Twitter has rolled out a massive upgrade to its search engine which now allows users to search any tweet ever tweeted. From the first tweet posted by Twitter founder Jack Dorsey on March 21, 2006 to the last one tweeted just a few micro-seconds ago.
Twitter has always let users search tweets but has limited its search algorithm to include only tweets that were posted up to seven days ago. Once a tweet turns eight days old, however, Twitter moves the tweet from its real-time index stored in RAM, which contains around 2 billion tweets, to its network of machines because it was too expensive to store all the tweets in history.
In a blog post, Twitter search infrastructure engineer Yi Zhuang provides a detailed description of how he and a small team of engineers were able to get around the problem by building an index of older tweets stored in machines with solid-state drives, which are significantly less expensive than RAM but have acceptable levels of latency after a lot of tweaking, and partitioning the data into smaller chunks.
"This setup had two main benefits," explains Zhuang. "It allowed us to incrementally update the index with new data without having to fully rebuild too frequently. And because processing for each day is set up to be fully independent, the pipeline could be massively parallelizable on (data-crunching tool) Hadoop. This allowed us to efficiently rebuild the full index periodically."
What this means is that Twitter's engineers used custom-made software in one group of machines to build an index for older tweets and the same software in another group of machines to take care of real-time tweets. This allows Twitter to merge both the old tweets with the millions of new tweets that trickle in every second. Right now, Twitter says its system indexes roughly around half a trillion tweets and returns search results in less than 100 micro-seconds on average.
On the user end, searching for that old link sent by a friend two years ago remains the same. One can simply search for a certain keyword and click the All tab to bring up all the tweets that used that keyword since 2006. For now, the new search engine can handle only basic searches, but Twitter plans to expand its algorithm to provide accurate results for long-tail keywords in the future.
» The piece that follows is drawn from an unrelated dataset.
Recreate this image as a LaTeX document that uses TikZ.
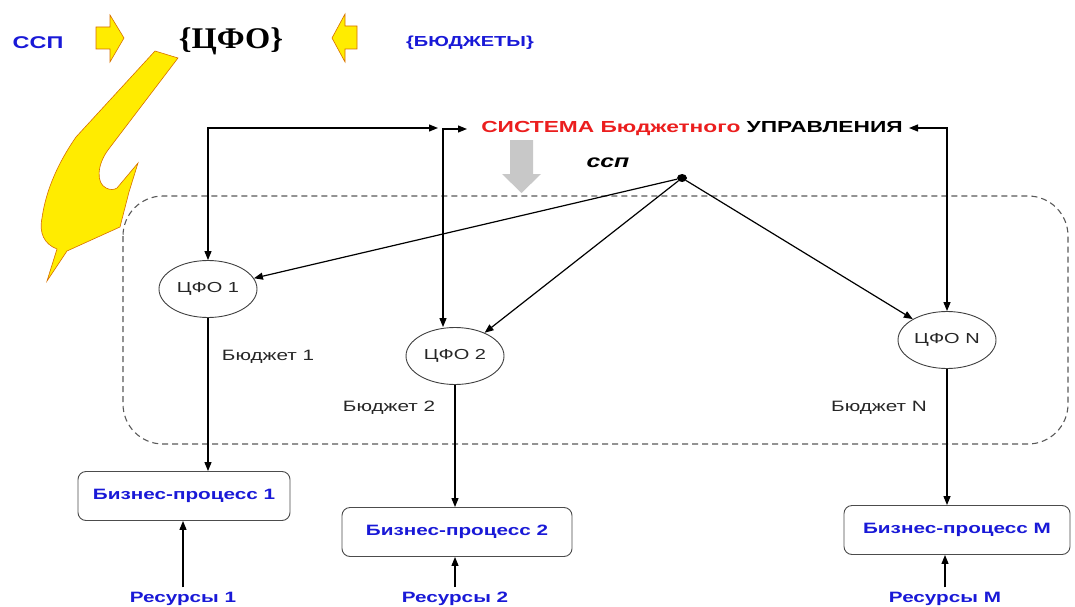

Gilad Mishne, part of the engineering team that works on Twitter search, also says that the new search infrastructure lays the foundation for future Twitter tools.
"It lets us power a lot more things down the road - not just search," Mishne says.
Although Twitter says that around 284 million users tweet more than its previous memory systems could handle, the social network faces problems with slow user growth and decreasing engagement even as its rival Facebook continues to build its advertising network. The new Twitter search could help the micro-blogging service improve its user engagement levels and attract more advertisers to use its platform.